Why am I late? Because my dog is 10 years old. He’s arthritic and has special needs ranging from asthma to hypoglycemia. He has good days, bad days, and in-between days. He rarely has great days when he feels like playing. So, when he does have those unusual great days, I stop whatever I’m doing and play with him. And that is why I’m late. I should probably apologize, but I don’t because I wouldn’t mean it. I have made a choice for which I am simply not sorry. Those 5 to 10 minutes I spent on the floor playing with my sweet, aging baby dog were the best minutes of my entire day.
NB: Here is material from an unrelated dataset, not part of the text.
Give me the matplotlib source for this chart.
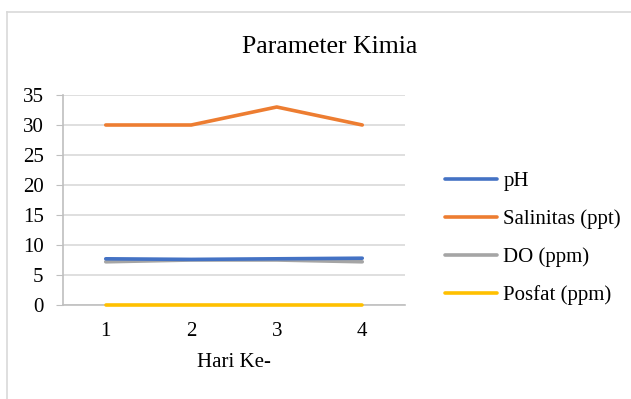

Sometimes we are too hard on folks. We put our business britches on, and we assume that our work is the most important thing in the world to everyone. We forget that people have families, priorities, and problems that we know absolutely nothing about. We become trapped in a cycle of believing everyone sees everything from our perspective. We make the mistake of assuming that our focus is universal. When we experience anything that contradicts this, we become frustrated. After all, playing with your dog is a silly reason to be late for a meeting. But that’s not necessarily the case.
You see, I adopted my dog at a time when my heart was breaking. I won’t go into details, but I can tell you that it was one of the darkest times of my adult life. I was overwhelmed with grief and exhaustion. Getting out of bed took courage that I just didn’t have on most days. But then God gave me Oscar. I had to get out of bed to take him outside. I had to go to the store to get him food and supplies. Soon he was waking me up with snuggles and kisses and I found myself able to smile and even laugh. My dog is and will always be one of my favorite blessings. To me, playing with him at inconvenient times is not silly at all. Indulging him is the least I can do.
I guess the point of this is that someone who is not normally late or someone who accidently smarts off in a discussion, basically anyone that acts out of character, should occasionally be offered a bit of grace. Now, if someone is habitually late or routinely rude, that’s a totally different situation and should be addressed appropriately. What I’m talking about is those people who have rare moments that don’t make sense to us. We are all imperfect humans. For all the ways we are similar, there are a million ways in which our lives are different, too. Those differences should be respected.
Justice has its place, but so does grace. This week let’s really try to be understanding and kind. Take a minute and breathe. Also, it doesn’t hurt to remember that dog people are good people. Now if a cat person is late …. Of course, I’m kidding! Cat people are okay too!